If you are lucky, the source database is not in use at the time rsync
runs. By lucky, I mean that no connections or transactions are started
or ended and the garbage collection is not running (ie, the database
engine is doing nothing to the file for the entire time the file is
being copied). For a tiny database of a few MB (and a fast rsync
link), you may get away with it, but much larger and the database file
could be modified while the copy is taking place.

The more normal case would be that something happens during the copy.
For example, someone starts a new transaction. In this case, the TIP
in your destination database file won't be aware of this transaction,
however by the time rsync reads the data page, it copies some data
from that transaction. It doesn't take too much imagination to realise
that this is not a good thing at all.

Another example, you copy an index page before a data page of the
given table. Between reading the index page and reading the data page,
someone inserts a new record, but the index will not contain this
record. You may then find yourself violating unique constraints left
right and centre (because Firebird just looks into the index to
determine whether a value exists rather than the slow operation of
reading the entire table). Worse still, a backup will not restore
easily if it contains a table that contains duplicates in a unique
constrained field!

Worse still, and although I can not understand how it is possible,
there have been reports about the source database being corrupted by
copying it using a file system level copy utility.

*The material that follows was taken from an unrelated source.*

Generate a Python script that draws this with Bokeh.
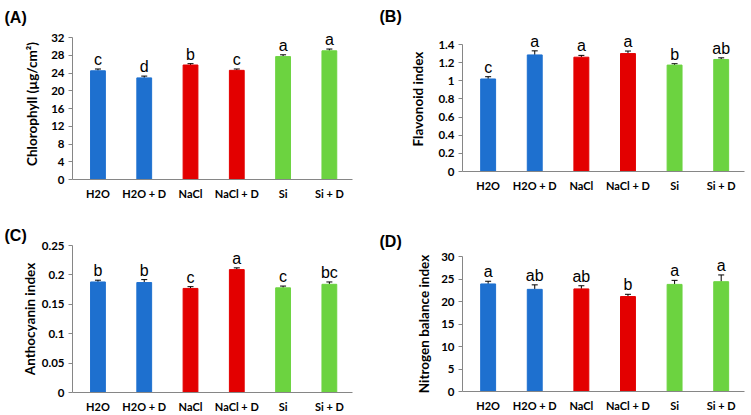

In case you haven't guessed what I am hinting at yet, DO NOT RSYNC /
XCOPY / FTP / ZIP / or whatever a database file that is in use.

There are two things you may wish to consider to solve your problem.
If you are after a complete replication, then various replications
tools are available that work with Firebird. If you are simply after
are usable backup copy on a different server, then you can use the
gbak tool that ships with Firebird to safely generate a backup file.

One side note, if you are using Firebird 2, there is a new backup
utility (NBackup) which does give the option of doing file system
level things to the database while it is active. You need to first put
the database into a special mode where it maintains a sort of change
log but keeps the database file itself stable. After you have finished
with rsync, you need to use the utility to tell the firebird your
backup is finished and it will merge the changelog into the main
database file. Firebird 2 is not production stable, it is release
candidate level, so specific questions regarding it are off topic in
this list (until it becomes classified as stable), so you will need to
google for the appropriate documents for this feature if interested.